***** Given material *****

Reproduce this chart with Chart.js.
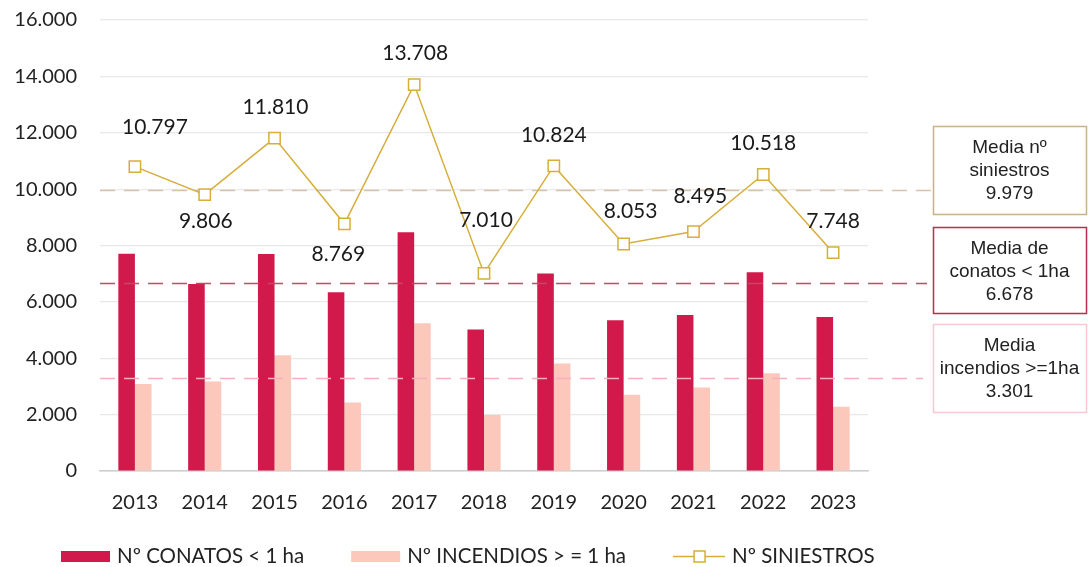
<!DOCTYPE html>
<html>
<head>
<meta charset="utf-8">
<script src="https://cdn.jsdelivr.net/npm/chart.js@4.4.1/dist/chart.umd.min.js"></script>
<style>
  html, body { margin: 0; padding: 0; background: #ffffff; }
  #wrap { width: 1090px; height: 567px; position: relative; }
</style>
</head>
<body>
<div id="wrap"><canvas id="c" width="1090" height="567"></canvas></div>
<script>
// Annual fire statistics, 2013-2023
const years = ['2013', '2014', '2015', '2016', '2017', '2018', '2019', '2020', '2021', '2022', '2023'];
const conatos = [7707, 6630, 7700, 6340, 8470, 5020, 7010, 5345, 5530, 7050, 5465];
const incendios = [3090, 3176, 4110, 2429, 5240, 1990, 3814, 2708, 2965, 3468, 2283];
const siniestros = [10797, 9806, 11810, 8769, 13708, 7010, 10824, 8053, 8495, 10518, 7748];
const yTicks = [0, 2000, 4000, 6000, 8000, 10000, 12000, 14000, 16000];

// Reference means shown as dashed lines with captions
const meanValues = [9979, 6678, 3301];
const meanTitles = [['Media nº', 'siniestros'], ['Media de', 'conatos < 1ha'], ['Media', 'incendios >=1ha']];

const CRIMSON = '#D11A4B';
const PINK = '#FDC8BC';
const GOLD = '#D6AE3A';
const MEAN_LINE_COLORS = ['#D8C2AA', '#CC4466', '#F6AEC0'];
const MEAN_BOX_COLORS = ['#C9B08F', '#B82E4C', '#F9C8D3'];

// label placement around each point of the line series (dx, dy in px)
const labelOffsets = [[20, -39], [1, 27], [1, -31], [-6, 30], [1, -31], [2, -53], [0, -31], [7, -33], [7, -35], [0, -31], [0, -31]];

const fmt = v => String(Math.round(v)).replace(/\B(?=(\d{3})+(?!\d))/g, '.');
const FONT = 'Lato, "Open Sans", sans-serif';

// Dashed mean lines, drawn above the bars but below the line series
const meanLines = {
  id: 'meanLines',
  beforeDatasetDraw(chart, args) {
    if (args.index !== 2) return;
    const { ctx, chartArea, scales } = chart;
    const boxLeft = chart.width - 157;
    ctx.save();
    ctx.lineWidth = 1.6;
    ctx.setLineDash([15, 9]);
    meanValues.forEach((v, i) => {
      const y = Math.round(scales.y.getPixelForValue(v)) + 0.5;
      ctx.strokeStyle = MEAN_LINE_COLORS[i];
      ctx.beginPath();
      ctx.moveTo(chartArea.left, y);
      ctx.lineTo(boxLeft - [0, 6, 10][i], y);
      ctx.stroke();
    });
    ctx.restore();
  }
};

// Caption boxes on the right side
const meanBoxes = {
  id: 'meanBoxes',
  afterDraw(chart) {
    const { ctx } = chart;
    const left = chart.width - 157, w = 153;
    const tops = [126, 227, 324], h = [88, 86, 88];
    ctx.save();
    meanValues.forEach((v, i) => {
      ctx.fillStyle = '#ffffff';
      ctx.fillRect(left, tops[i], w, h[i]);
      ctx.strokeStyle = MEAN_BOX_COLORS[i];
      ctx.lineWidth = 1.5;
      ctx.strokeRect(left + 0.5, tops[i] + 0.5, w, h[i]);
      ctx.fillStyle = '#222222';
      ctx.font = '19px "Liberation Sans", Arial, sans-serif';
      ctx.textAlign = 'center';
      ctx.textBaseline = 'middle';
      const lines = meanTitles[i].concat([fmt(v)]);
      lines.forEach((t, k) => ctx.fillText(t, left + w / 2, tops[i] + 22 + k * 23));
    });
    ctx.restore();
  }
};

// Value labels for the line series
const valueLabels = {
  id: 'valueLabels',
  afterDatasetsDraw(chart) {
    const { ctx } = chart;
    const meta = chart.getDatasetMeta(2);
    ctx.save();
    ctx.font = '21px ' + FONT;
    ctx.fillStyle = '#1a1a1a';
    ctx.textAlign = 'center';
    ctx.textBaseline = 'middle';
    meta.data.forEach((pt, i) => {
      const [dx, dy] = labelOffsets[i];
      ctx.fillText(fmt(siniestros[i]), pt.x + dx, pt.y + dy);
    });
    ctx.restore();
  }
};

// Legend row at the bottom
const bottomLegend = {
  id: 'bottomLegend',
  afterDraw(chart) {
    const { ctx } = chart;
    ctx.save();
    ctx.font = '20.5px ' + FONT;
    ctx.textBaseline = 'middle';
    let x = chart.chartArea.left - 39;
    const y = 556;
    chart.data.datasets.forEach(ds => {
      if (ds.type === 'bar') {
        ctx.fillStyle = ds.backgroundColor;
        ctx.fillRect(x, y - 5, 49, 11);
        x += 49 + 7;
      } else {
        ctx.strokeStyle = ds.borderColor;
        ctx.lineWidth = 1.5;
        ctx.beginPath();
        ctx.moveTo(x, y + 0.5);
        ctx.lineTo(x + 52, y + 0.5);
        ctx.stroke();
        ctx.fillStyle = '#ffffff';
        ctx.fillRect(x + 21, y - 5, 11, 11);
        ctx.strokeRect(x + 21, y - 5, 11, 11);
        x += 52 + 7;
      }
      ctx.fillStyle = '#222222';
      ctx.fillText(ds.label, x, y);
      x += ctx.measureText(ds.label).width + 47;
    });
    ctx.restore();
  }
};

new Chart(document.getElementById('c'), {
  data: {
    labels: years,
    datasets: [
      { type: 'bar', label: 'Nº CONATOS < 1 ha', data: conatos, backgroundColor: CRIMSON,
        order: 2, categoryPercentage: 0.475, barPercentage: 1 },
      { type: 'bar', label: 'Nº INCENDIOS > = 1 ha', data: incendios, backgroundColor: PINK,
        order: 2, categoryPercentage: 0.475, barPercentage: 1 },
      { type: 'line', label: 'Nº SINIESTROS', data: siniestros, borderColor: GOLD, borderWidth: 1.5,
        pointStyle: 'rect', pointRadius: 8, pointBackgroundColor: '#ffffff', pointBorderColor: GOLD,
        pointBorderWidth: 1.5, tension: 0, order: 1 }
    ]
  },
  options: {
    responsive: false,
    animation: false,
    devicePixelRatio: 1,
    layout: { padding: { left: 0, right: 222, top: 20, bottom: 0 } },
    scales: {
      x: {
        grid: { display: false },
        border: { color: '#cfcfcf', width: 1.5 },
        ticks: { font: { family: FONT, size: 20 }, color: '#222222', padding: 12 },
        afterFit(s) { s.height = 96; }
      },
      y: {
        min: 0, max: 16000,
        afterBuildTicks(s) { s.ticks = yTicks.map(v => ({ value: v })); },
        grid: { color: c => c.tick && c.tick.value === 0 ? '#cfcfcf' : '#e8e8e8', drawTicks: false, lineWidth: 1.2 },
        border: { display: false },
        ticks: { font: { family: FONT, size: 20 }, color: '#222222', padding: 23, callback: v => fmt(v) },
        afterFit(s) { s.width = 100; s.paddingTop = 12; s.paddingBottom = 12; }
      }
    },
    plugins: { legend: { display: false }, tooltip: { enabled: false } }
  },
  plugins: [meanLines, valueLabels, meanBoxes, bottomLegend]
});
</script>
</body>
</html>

*****

- [Exercise]: Return the listing above word for word, with the pictures removed.

- [Solved problem]:
Reproduce this chart with Chart.js.
<!DOCTYPE html>
<html>
<head>
<meta charset="utf-8">
<script src="https://cdn.jsdelivr.net/npm/chart.js@4.4.1/dist/chart.umd.min.js"></script>
<style>
  html, body { margin: 0; padding: 0; background: #ffffff; }
  #wrap { width: 1090px; height: 567px; position: relative; }
</style>
</head>
<body>
<div id="wrap"><canvas id="c" width="1090" height="567"></canvas></div>
<script>
// Annual fire statistics, 2013-2023
const years = ['2013', '2014', '2015', '2016', '2017', '2018', '2019', '2020', '2021', '2022', '2023'];
const conatos = [7707, 6630, 7700, 6340, 8470, 5020, 7010, 5345, 5530, 7050, 5465];
const incendios = [3090, 3176, 4110, 2429, 5240, 1990, 3814, 2708, 2965, 3468, 2283];
const siniestros = [10797, 9806, 11810, 8769, 13708, 7010, 10824, 8053, 8495, 10518, 7748];
const yTicks = [0, 2000, 4000, 6000, 8000, 10000, 12000, 14000, 16000];

// Reference means shown as dashed lines with captions
const meanValues = [9979, 6678, 3301];
const meanTitles = [['Media nº', 'siniestros'], ['Media de', 'conatos < 1ha'], ['Media', 'incendios >=1ha']];

const CRIMSON = '#D11A4B';
const PINK = '#FDC8BC';
const GOLD = '#D6AE3A';
const MEAN_LINE_COLORS = ['#D8C2AA', '#CC4466', '#F6AEC0'];
const MEAN_BOX_COLORS = ['#C9B08F', '#B82E4C', '#F9C8D3'];

// label placement around each point of the line series (dx, dy in px)
const labelOffsets = [[20, -39], [1, 27], [1, -31], [-6, 30], [1, -31], [2, -53], [0, -31], [7, -33], [7, -35], [0, -31], [0, -31]];

const fmt = v => String(Math.round(v)).replace(/\B(?=(\d{3})+(?!\d))/g, '.');
const FONT = 'Lato, "Open Sans", sans-serif';

// Dashed mean lines, drawn above the bars but below the line series
const meanLines = {
  id: 'meanLines',
  beforeDatasetDraw(chart, args) {
    if (args.index !== 2) return;
    const { ctx, chartArea, scales } = chart;
    const boxLeft = chart.width - 157;
    ctx.save();
    ctx.lineWidth = 1.6;
    ctx.setLineDash([15, 9]);
    meanValues.forEach((v, i) => {
      const y = Math.round(scales.y.getPixelForValue(v)) + 0.5;
      ctx.strokeStyle = MEAN_LINE_COLORS[i];
      ctx.beginPath();
      ctx.moveTo(chartArea.left, y);
      ctx.lineTo(boxLeft - [0, 6, 10][i], y);
      ctx.stroke();
    });
    ctx.restore();
  }
};

// Caption boxes on the right side
const meanBoxes = {
  id: 'meanBoxes',
  afterDraw(chart) {
    const { ctx } = chart;
    const left = chart.width - 157, w = 153;
    const tops = [126, 227, 324], h = [88, 86, 88];
    ctx.save();
    meanValues.forEach((v, i) => {
      ctx.fillStyle = '#ffffff';
      ctx.fillRect(left, tops[i], w, h[i]);
      ctx.strokeStyle = MEAN_BOX_COLORS[i];
      ctx.lineWidth = 1.5;
      ctx.strokeRect(left + 0.5, tops[i] + 0.5, w, h[i]);
      ctx.fillStyle = '#222222';
      ctx.font = '19px "Liberation Sans", Arial, sans-serif';
      ctx.textAlign = 'center';
      ctx.textBaseline = 'middle';
      const lines = meanTitles[i].concat([fmt(v)]);
      lines.forEach((t, k) => ctx.fillText(t, left + w / 2, tops[i] + 22 + k * 23));
    });
    ctx.restore();
  }
};

// Value labels for the line series
const valueLabels = {
  id: 'valueLabels',
  afterDatasetsDraw(chart) {
    const { ctx } = chart;
    const meta = chart.getDatasetMeta(2);
    ctx.save();
    ctx.font = '21px ' + FONT;
    ctx.fillStyle = '#1a1a1a';
    ctx.textAlign = 'center';
    ctx.textBaseline = 'middle';
    meta.data.forEach((pt, i) => {
      const [dx, dy] = labelOffsets[i];
      ctx.fillText(fmt(siniestros[i]), pt.x + dx, pt.y + dy);
    });
    ctx.restore();
  }
};

// Legend row at the bottom
const bottomLegend = {
  id: 'bottomLegend',
  afterDraw(chart) {
    const { ctx } = chart;
    ctx.save();
    ctx.font = '20.5px ' + FONT;
    ctx.textBaseline = 'middle';
    let x = chart.chartArea.left - 39;
    const y = 556;
    chart.data.datasets.forEach(ds => {
      if (ds.type === 'bar') {
        ctx.fillStyle = ds.backgroundColor;
        ctx.fillRect(x, y - 5, 49, 11);
        x += 49 + 7;
      } else {
        ctx.strokeStyle = ds.borderColor;
        ctx.lineWidth = 1.5;
        ctx.beginPath();
        ctx.moveTo(x, y + 0.5);
        ctx.lineTo(x + 52, y + 0.5);
        ctx.stroke();
        ctx.fillStyle = '#ffffff';
        ctx.fillRect(x + 21, y - 5, 11, 11);
        ctx.strokeRect(x + 21, y - 5, 11, 11);
        x += 52 + 7;
      }
      ctx.fillStyle = '#222222';
      ctx.fillText(ds.label, x, y);
      x += ctx.measureText(ds.label).width + 47;
    });
    ctx.restore();
  }
};

new Chart(document.getElementById('c'), {
  data: {
    labels: years,
    datasets: [
      { type: 'bar', label: 'Nº CONATOS < 1 ha', data: conatos, backgroundColor: CRIMSON,
        order: 2, categoryPercentage: 0.475, barPercentage: 1 },
      { type: 'bar', label: 'Nº INCENDIOS > = 1 ha', data: incendios, backgroundColor: PINK,
        order: 2, categoryPercentage: 0.475, barPercentage: 1 },
      { type: 'line', label: 'Nº SINIESTROS', data: siniestros, borderColor: GOLD, borderWidth: 1.5,
        pointStyle: 'rect', pointRadius: 8, pointBackgroundColor: '#ffffff', pointBorderColor: GOLD,
        pointBorderWidth: 1.5, tension: 0, order: 1 }
    ]
  },
  options: {
    responsive: false,
    animation: false,
    devicePixelRatio: 1,
    layout: { padding: { left: 0, right: 222, top: 20, bottom: 0 } },
    scales: {
      x: {
        grid: { display: false },
        border: { color: '#cfcfcf', width: 1.5 },
        ticks: { font: { family: FONT, size: 20 }, color: '#222222', padding: 12 },
        afterFit(s) { s.height = 96; }
      },
      y: {
        min: 0, max: 16000,
        afterBuildTicks(s) { s.ticks = yTicks.map(v => ({ value: v })); },
        grid: { color: c => c.tick && c.tick.value === 0 ? '#cfcfcf' : '#e8e8e8', drawTicks: false, lineWidth: 1.2 },
        border: { display: false },
        ticks: { font: { family: FONT, size: 20 }, color: '#222222', padding: 23, callback: v => fmt(v) },
        afterFit(s) { s.width = 100; s.paddingTop = 12; s.paddingBottom = 12; }
      }
    },
    plugins: { legend: { display: false }, tooltip: { enabled: false } }
  },
  plugins: [meanLines, valueLabels, meanBoxes, bottomLegend]
});
</script>
</body>
</html>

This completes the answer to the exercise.